RenCap’s Global Chief Economist, Charles Robertson, said that in the immediate term, ahead of the CBN governor’s term expiring on June 2, fixed income investors are probably assuming short-term currency stability.

This, he said, is based on decent forex reserves figures over $40 billion, a current account in small surplus and high domestic interest rates.  “Our base case is that whoever the governor is, the currency will end-2019 at N395/$. We have no reason to believe that if there is a change of CBN governor, we will see an end to the multiple exchange rate regime,” he said.

Robertson said to double Nigeria’s investment climate, the country needs to remove the implicit fuel subsidy which costs about 0.5 per cent of Gross Domestic Product, adding that such policy supports consumption and not investment.  He said that Morocco after 2012, Egypt since 2014 and even the Gulf countries are cutting fuel subsidies.

Robertson said there is need to encourage foreign direct investment, which in 2018 fell to $2.2 billion according to United Nations Conference on Trade and Development (UNCTAD).

He said that Ghana got $3 billion and that to match Ghana (per capita), Nigeria should be getting $24 billion a year.

“A change of approach to MTN, the oil majors and others may be required. Boost domestic savings and bring down interest rates which will probably require a smaller budget deficit and higher taxes. Allow the currency to trade closer to fair value which we estimate today at N440/$, N470 by year-end and N670 by end-2023.   Note that in the immediate term, ahead of the CBN governor’s term expiring on 2 June, fixed income investors are probably assuming short-term currency stability, based on decent FX reserves figures (over $40 billion), a current account in small surplus and high domestic interest rates.”

The good news is that President Muhammad Buhari has already declared his second term will be “tough” – so perhaps he will take his four million vote victory margin to push through difficult reforms. The cabinet should be in place soon after the new presidential term starts on  May 29  – unlike 2015 where it took six months. There should be less of a learning curve than we saw in 2015 to 2017″.

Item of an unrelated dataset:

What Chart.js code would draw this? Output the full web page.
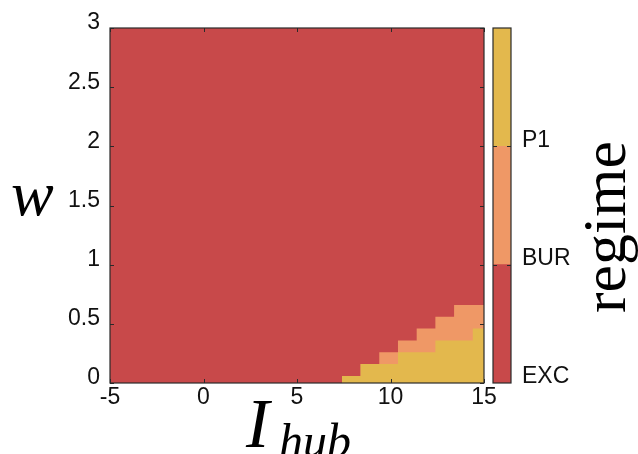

“The precedent of 2015 to 2019 tells us equity investors will not assume rapid, deep reforms. Even if nationwide progress is hard to achieve, we may see localised success stories, such as in Lagos – which has the biggest adult population of any state in Nigeria, high adult literacy (over 80 per cent) and is now planning to get 3GW of electricity over the next few years (total nationwide distribution is around 4GW”.